■ Given request
Type out the data exactly as given. Skip any image.

↓

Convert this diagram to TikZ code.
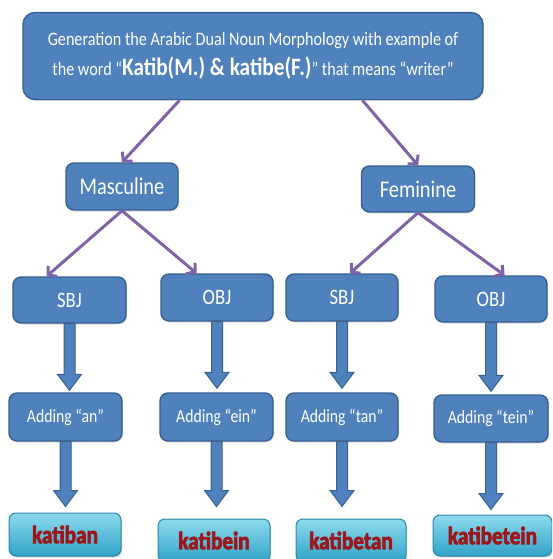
\documentclass[tikz,border=0pt]{standalone}
\usepackage{fontspec}
\setmainfont{Carlito}[FakeStretch=0.85]
\usetikzlibrary{calc,arrows.meta,shadows,backgrounds}
\definecolor{boxblue}{HTML}{4F81BD}
\definecolor{boxedge}{HTML}{35608F}
\definecolor{arrpurple}{HTML}{8062A8}
\definecolor{restop}{HTML}{8EDAEE}
\definecolor{resbot}{HTML}{2FA3C6}
\definecolor{resedge}{HTML}{2A88A8}
\definecolor{resred}{HTML}{9C171C}
\newcommand{\heavy}[1]{\special{pdf:literal direct 2 Tr 0.7 w 0.612 0.090 0.110 RG}#1\special{pdf:literal direct 0 Tr}}
\tikzset{
  bluebox/.style={draw=boxedge, line width=1.4pt, fill=boxblue, rounded corners=8pt,
    text=white, inner sep=0pt, font=\fontsize{18.5}{22}\selectfont,
    drop shadow={opacity=0.25, shadow xshift=1pt, shadow yshift=-1.5pt}},
  rolebox/.style={bluebox, font=\fontsize{22}{24}\selectfont},
  genderbox/.style={bluebox, font=\fontsize{24}{28}\selectfont},
  resbox/.style={draw=resedge, line width=1pt, top color=restop, bottom color=resbot,
    rounded corners=7pt, text=resred, inner sep=0pt,
    font=\bfseries\fontsize{25}{28}\selectfont,
    drop shadow={opacity=0.3, shadow xshift=1pt, shadow yshift=-1.5pt}},
  purplearrow/.style={draw=arrpurple, line width=3pt,
    -{Straight Barb[length=6pt,width=14pt]}},
  blockarr/.style={fill=boxblue, draw=boxedge, line width=1pt}
}
\newcommand{\blockarrow}[3]{%
  \path[blockarr] let \p1=(#1.south), \p2=(#2.north) in
    (\x1-5.5pt,\y1) -- (\x1-5.5pt,\y2+#3+16pt) -- (\x1-12pt,\y2+#3+16pt)
    -- (\x1,\y2+#3) -- (\x1+12pt,\y2+#3+16pt) -- (\x1+5.5pt,\y2+#3+16pt)
    -- (\x1+5.5pt,\y1) -- cycle;}
\begin{document}
\begin{tikzpicture}[x=1pt,y=-1pt]
\useasboundingbox (0,0) rectangle (552,559);
\clip (0,0) rectangle (552,559);
% top box
\node[bluebox, rounded corners=12pt, minimum width=460pt, minimum height=87pt, align=center,
  font=\fontsize{19}{30}\selectfont] (top) at (253,56)
  {Generation the Arabic Dual Noun Morphology with example of\\
   the word “{\bfseries\fontsize{25}{30}\selectfont Katib(M.) \& katibe(F.)}” that means “writer”};
% gender
\node[genderbox, minimum width=112pt, minimum height=47pt] (masc) at (122,186.5) {Masculine};
\node[genderbox, minimum width=113pt, minimum height=46pt] (fem) at (418,189) {Feminine};
% roles
\node[rolebox, minimum width=113pt, minimum height=46pt] (sbj1) at (69.5,300) {SBJ};
\node[rolebox, minimum width=112pt, minimum height=47pt] (obj1) at (217,297.5) {OBJ};
\node[rolebox, minimum width=112pt, minimum height=47pt] (sbj2) at (342,297.5) {SBJ};
\node[rolebox, minimum width=112pt, minimum height=46pt] (obj2) at (491,299) {OBJ};
% adding
\node[bluebox, minimum width=113pt, minimum height=48pt] (add1) at (65.5,417) {Adding “an”};
\node[bluebox, minimum width=113pt, minimum height=48pt] (add2) at (216.5,417) {Adding “ein”};
\node[bluebox, minimum width=112pt, minimum height=48pt] (add3) at (342,417) {Adding “tan”};
\node[bluebox, minimum width=114pt, minimum height=47pt] (add4) at (491,418.5) {Adding “tein”};
% results
\node[resbox, minimum width=112pt, minimum height=43pt] (res1) at (65,534.5) {\heavy{katiban}};
\node[resbox, minimum width=112pt, minimum height=43pt] (res2) at (214,540.5) {\heavy{katibein}};
\node[resbox, minimum width=110pt, minimum height=43pt] (res3) at (351,540.5) {\heavy{katibetan}};
\node[resbox, minimum width=119pt, minimum height=41pt] (res4) at (492.5,535.5) {\heavy{katibetein}};
% purple arrows
\draw[purplearrow] ($(top.south west)!0.341!(top.south east)$) -- (masc.north);
\draw[purplearrow] ($(top.south west)!0.737!(top.south east)$) -- (fem.north);
\draw[purplearrow] (masc.south) -- ($(sbj1.north west)!0.30!(sbj1.north east)$);
\draw[purplearrow] (masc.south) -- ($(obj1.north west)!0.32!(obj1.north east)$);
\draw[purplearrow] (fem.south) -- ($(sbj2.north west)!0.57!(sbj2.north east)$);
\draw[purplearrow] (fem.south) -- ($(obj2.north west)!0.62!(obj2.north east)$);
% block arrows
\begin{scope}[on background layer]
\blockarrow{sbj1}{add1}{2pt}
\blockarrow{obj1}{add2}{4pt}
\blockarrow{sbj2}{add3}{4pt}
\blockarrow{obj2}{add4}{3pt}
\blockarrow{add1}{res1}{6pt}
\blockarrow{add2}{res2}{12pt}
\blockarrow{add3}{res3}{12pt}
\blockarrow{add4}{res4}{5pt}
\end{scope}
\end{tikzpicture}
\end{document}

↑

■ Finished task
Convert this diagram to TikZ code.
\documentclass[tikz,border=0pt]{standalone}
\usepackage{fontspec}
\setmainfont{Carlito}[FakeStretch=0.85]
\usetikzlibrary{calc,arrows.meta,shadows,backgrounds}
\definecolor{boxblue}{HTML}{4F81BD}
\definecolor{boxedge}{HTML}{35608F}
\definecolor{arrpurple}{HTML}{8062A8}
\definecolor{restop}{HTML}{8EDAEE}
\definecolor{resbot}{HTML}{2FA3C6}
\definecolor{resedge}{HTML}{2A88A8}
\definecolor{resred}{HTML}{9C171C}
\newcommand{\heavy}[1]{\special{pdf:literal direct 2 Tr 0.7 w 0.612 0.090 0.110 RG}#1\special{pdf:literal direct 0 Tr}}
\tikzset{
  bluebox/.style={draw=boxedge, line width=1.4pt, fill=boxblue, rounded corners=8pt,
    text=white, inner sep=0pt, font=\fontsize{18.5}{22}\selectfont,
    drop shadow={opacity=0.25, shadow xshift=1pt, shadow yshift=-1.5pt}},
  rolebox/.style={bluebox, font=\fontsize{22}{24}\selectfont},
  genderbox/.style={bluebox, font=\fontsize{24}{28}\selectfont},
  resbox/.style={draw=resedge, line width=1pt, top color=restop, bottom color=resbot,
    rounded corners=7pt, text=resred, inner sep=0pt,
    font=\bfseries\fontsize{25}{28}\selectfont,
    drop shadow={opacity=0.3, shadow xshift=1pt, shadow yshift=-1.5pt}},
  purplearrow/.style={draw=arrpurple, line width=3pt,
    -{Straight Barb[length=6pt,width=14pt]}},
  blockarr/.style={fill=boxblue, draw=boxedge, line width=1pt}
}
\newcommand{\blockarrow}[3]{%
  \path[blockarr] let \p1=(#1.south), \p2=(#2.north) in
    (\x1-5.5pt,\y1) -- (\x1-5.5pt,\y2+#3+16pt) -- (\x1-12pt,\y2+#3+16pt)
    -- (\x1,\y2+#3) -- (\x1+12pt,\y2+#3+16pt) -- (\x1+5.5pt,\y2+#3+16pt)
    -- (\x1+5.5pt,\y1) -- cycle;}
\begin{document}
\begin{tikzpicture}[x=1pt,y=-1pt]
\useasboundingbox (0,0) rectangle (552,559);
\clip (0,0) rectangle (552,559);
% top box
\node[bluebox, rounded corners=12pt, minimum width=460pt, minimum height=87pt, align=center,
  font=\fontsize{19}{30}\selectfont] (top) at (253,56)
  {Generation the Arabic Dual Noun Morphology with example of\\
   the word “{\bfseries\fontsize{25}{30}\selectfont Katib(M.) \& katibe(F.)}” that means “writer”};
% gender
\node[genderbox, minimum width=112pt, minimum height=47pt] (masc) at (122,186.5) {Masculine};
\node[genderbox, minimum width=113pt, minimum height=46pt] (fem) at (418,189) {Feminine};
% roles
\node[rolebox, minimum width=113pt, minimum height=46pt] (sbj1) at (69.5,300) {SBJ};
\node[rolebox, minimum width=112pt, minimum height=47pt] (obj1) at (217,297.5) {OBJ};
\node[rolebox, minimum width=112pt, minimum height=47pt] (sbj2) at (342,297.5) {SBJ};
\node[rolebox, minimum width=112pt, minimum height=46pt] (obj2) at (491,299) {OBJ};
% adding
\node[bluebox, minimum width=113pt, minimum height=48pt] (add1) at (65.5,417) {Adding “an”};
\node[bluebox, minimum width=113pt, minimum height=48pt] (add2) at (216.5,417) {Adding “ein”};
\node[bluebox, minimum width=112pt, minimum height=48pt] (add3) at (342,417) {Adding “tan”};
\node[bluebox, minimum width=114pt, minimum height=47pt] (add4) at (491,418.5) {Adding “tein”};
% results
\node[resbox, minimum width=112pt, minimum height=43pt] (res1) at (65,534.5) {\heavy{katiban}};
\node[resbox, minimum width=112pt, minimum height=43pt] (res2) at (214,540.5) {\heavy{katibein}};
\node[resbox, minimum width=110pt, minimum height=43pt] (res3) at (351,540.5) {\heavy{katibetan}};
\node[resbox, minimum width=119pt, minimum height=41pt] (res4) at (492.5,535.5) {\heavy{katibetein}};
% purple arrows
\draw[purplearrow] ($(top.south west)!0.341!(top.south east)$) -- (masc.north);
\draw[purplearrow] ($(top.south west)!0.737!(top.south east)$) -- (fem.north);
\draw[purplearrow] (masc.south) -- ($(sbj1.north west)!0.30!(sbj1.north east)$);
\draw[purplearrow] (masc.south) -- ($(obj1.north west)!0.32!(obj1.north east)$);
\draw[purplearrow] (fem.south) -- ($(sbj2.north west)!0.57!(sbj2.north east)$);
\draw[purplearrow] (fem.south) -- ($(obj2.north west)!0.62!(obj2.north east)$);
% block arrows
\begin{scope}[on background layer]
\blockarrow{sbj1}{add1}{2pt}
\blockarrow{obj1}{add2}{4pt}
\blockarrow{sbj2}{add3}{4pt}
\blockarrow{obj2}{add4}{3pt}
\blockarrow{add1}{res1}{6pt}
\blockarrow{add2}{res2}{12pt}
\blockarrow{add3}{res3}{12pt}
\blockarrow{add4}{res4}{5pt}
\end{scope}
\end{tikzpicture}
\end{document}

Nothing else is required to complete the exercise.